[Given task] Show, in full, each line of the data that contains "chart".

[Supplied information]
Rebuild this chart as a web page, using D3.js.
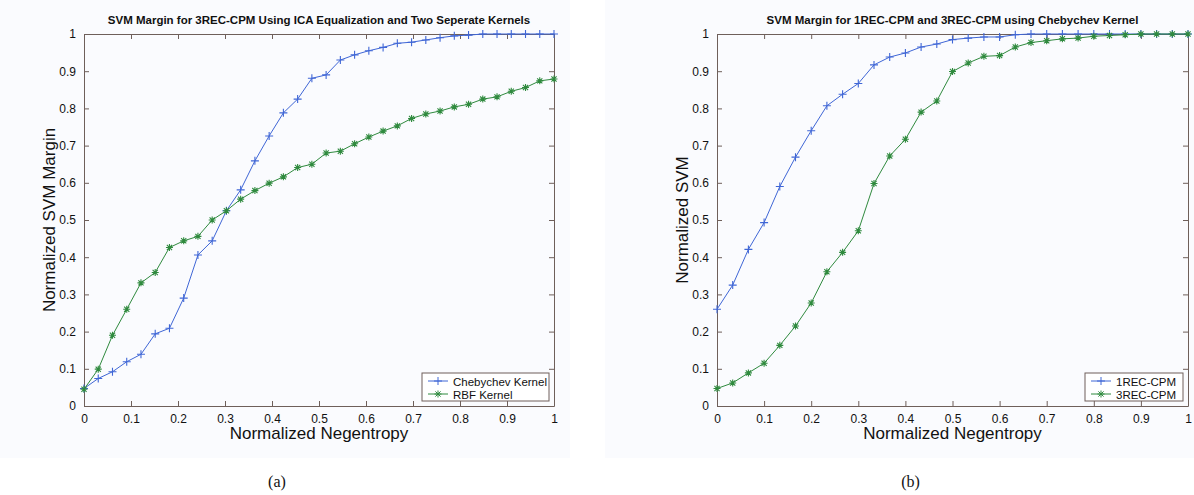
<!DOCTYPE html>
<html>
<head>
<meta charset="utf-8">
<script src="https://cdn.jsdelivr.net/npm/d3@7"></script>
<style>
  body { margin: 0; background: #fff; }
  svg { display: block; }
  text { font-family: Arial, "Liberation Sans", sans-serif; fill: #111; }
</style>
</head>
<body>
<svg id="chart" width="1194" height="495"></svg>
<script>
// panel (a): x = i/33
const chebyA = [0.047, 0.074, 0.092, 0.119, 0.139, 0.194, 0.209, 0.290, 0.406, 0.444,
  0.525, 0.581, 0.659, 0.726, 0.788, 0.825, 0.881, 0.890, 0.930, 0.944,
  0.955, 0.964, 0.975, 0.978, 0.984, 0.990, 0.995, 0.997, 1, 1, 1, 1, 1, 1];
const rbfA = [0.045, 0.099, 0.190, 0.260, 0.331, 0.359, 0.426, 0.444, 0.456, 0.500,
  0.525, 0.556, 0.579, 0.599, 0.616, 0.641, 0.650, 0.680, 0.685, 0.705,
  0.723, 0.739, 0.753, 0.773, 0.785, 0.793, 0.804, 0.811, 0.825, 0.831,
  0.846, 0.856, 0.874, 0.879];
// panel (b): x = i/30
const rec1B = [0.260, 0.325, 0.421, 0.493, 0.590, 0.669, 0.740, 0.807, 0.838, 0.867,
  0.917, 0.938, 0.949, 0.965, 0.973, 0.985, 0.989, 0.992, 0.992, 0.998,
  1, 1, 1, 1, 1, 1, 1, 1, 1, 1, 1];
const rec3B = [0.047, 0.062, 0.089, 0.115, 0.163, 0.215, 0.277, 0.361, 0.413, 0.471,
  0.598, 0.672, 0.717, 0.790, 0.820, 0.899, 0.922, 0.940, 0.942, 0.965,
  0.977, 0.982, 0.987, 0.989, 0.994, 0.996, 0.998, 1, 1, 1, 1];
const xTicks = [0, 0.1, 0.2, 0.3, 0.4, 0.5, 0.6, 0.7, 0.8, 0.9, 1];
const yTicks = [0, 0.1, 0.2, 0.3, 0.4, 0.5, 0.6, 0.7, 0.8, 0.9, 1];

const blue = "#3f66d6", green = "#2f8a3e", axisCol = "#6e5f5a";
const svg = d3.select("#chart");
const fmt = d => d === 0 || d === 1 ? String(d) : d3.format(".1f")(d);
const plus = "M-4,0H4M0,-4V4";
const star = "M-3.5,0H3.5M0,-3.5V3.5M-2.6,-2.6L2.6,2.6M-2.6,2.6L2.6,-2.6";

function panel(opts) {
  const g = svg.append("g");
  const [x0, x1, y0, y1] = opts.box;
  g.append("rect").attr("x", opts.bg[0]).attr("y", 0).attr("width", opts.bg[1])
    .attr("height", 458).attr("fill", "#fafbfe");

  const x = d3.scaleLinear().domain([0, 1]).range([x0, x1]);
  const y = d3.scaleLinear().domain([0, 1]).range([y1, y0]);

  // box with inward ticks on all four sides
  const axB = d3.axisBottom(x).tickValues(xTicks).tickSizeInner(-5).tickSizeOuter(0).tickPadding(8).tickFormat(fmt);
  const axT = d3.axisTop(x).tickValues(xTicks).tickSizeInner(-5).tickSizeOuter(0).tickFormat("");
  const axL = d3.axisLeft(y).tickValues(yTicks).tickSizeInner(-5).tickSizeOuter(0).tickPadding(8).tickFormat(fmt);
  const axR = d3.axisRight(y).tickValues(yTicks).tickSizeInner(-5).tickSizeOuter(0).tickFormat("");
  [[axB, `translate(0,${y1})`], [axT, `translate(0,${y0})`],
   [axL, `translate(${x0},0)`], [axR, `translate(${x1},0)`]].forEach(([ax, tr]) => {
    const a = g.append("g").attr("transform", tr).call(ax);
    a.select(".domain").attr("stroke", axisCol);
    a.selectAll(".tick line").attr("stroke", axisCol);
    a.selectAll("text").attr("font-size", 12).attr("fill", "#222")
      .attr("font-family", "Arial, 'Liberation Sans', sans-serif");
  });

  const line = d3.line().x(d => x(d[0])).y(d => y(d[1]));
  opts.series.forEach(s => {
    const pts = s.values.map((v, i) => [i / (s.values.length - 1), v]);
    g.append("path").datum(pts).attr("d", line).attr("fill", "none")
      .attr("stroke", s.color).attr("stroke-width", 1);
    g.selectAll(null).data(pts).enter().append("path")
      .attr("transform", d => `translate(${x(d[0])},${y(d[1])})`)
      .attr("d", s.marker === "+" ? plus : star)
      .attr("stroke", s.color).attr("stroke-width", 1.1).attr("fill", "none");
  });

  // title and labels
  g.append("text").attr("x", (x0 + x1) / 2).attr("y", 24).attr("text-anchor", "middle")
    .attr("font-size", 11.5).attr("font-weight", "bold").text(opts.title);
  g.append("text").attr("x", (x0 + x1) / 2).attr("y", 439).attr("text-anchor", "middle")
    .attr("font-size", 17).text("Normalized Negentropy");
  g.append("text").attr("transform", `translate(${x0 - 29},${(y0 + y1) / 2}) rotate(-90)`)
    .attr("text-anchor", "middle").attr("font-size", 17).text(opts.ylabel);
  g.append("text").attr("x", (x0 + x1) / 2 - 42).attr("y", 487).attr("text-anchor", "middle")
    .attr("font-size", 16).style("font-family", "'Liberation Serif', 'DejaVu Serif', serif")
    .text(opts.caption);

  // legend
  const [lx, ly, lw] = opts.legend;
  const lg = g.append("g").attr("transform", `translate(${lx},${ly})`);
  lg.append("rect").attr("width", lw).attr("height", 28).attr("fill", "#fff")
    .attr("stroke", axisCol).attr("stroke-width", 1);
  opts.series.forEach((s, i) => {
    const cy = 8 + i * 13;
    lg.append("line").attr("x1", 6).attr("x2", 26).attr("y1", cy).attr("y2", cy)
      .attr("stroke", s.color);
    lg.append("path").attr("transform", `translate(16,${cy})`)
      .attr("d", s.marker === "+" ? plus : star)
      .attr("stroke", s.color).attr("fill", "none");
    lg.append("text").attr("x", 31).attr("y", cy + 4.5).attr("font-size", 11.5).text(s.name);
  });
}

panel({
  box: [84, 554, 34, 406], bg: [0, 570],
  title: "SVM Margin for 3REC-CPM Using ICA Equalization and Two Seperate Kernels",
  ylabel: "Normalized SVM Margin", caption: "(a)",
  legend: [422, 373, 127],
  series: [
    { name: "Chebychev Kernel", values: chebyA, color: blue, marker: "+" },
    { name: "RBF Kernel", values: rbfA, color: green, marker: "*" }
  ]
});
panel({
  box: [717, 1188, 34, 406], bg: [605, 589],
  title: "SVM Margin for 1REC-CPM and 3REC-CPM using Chebychev Kernel",
  ylabel: "Normalized SVM", caption: "(b)",
  legend: [1085, 373, 98],
  series: [
    { name: "1REC-CPM", values: rec1B, color: blue, marker: "+" },
    { name: "3REC-CPM", values: rec3B, color: green, marker: "*" }
  ]
});
</script>
</body>
</html>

[Task result]
Rebuild this chart as a web page, using D3.js.
<svg id="chart" width="1194" height="495"></svg>
const svg = d3.select("#chart");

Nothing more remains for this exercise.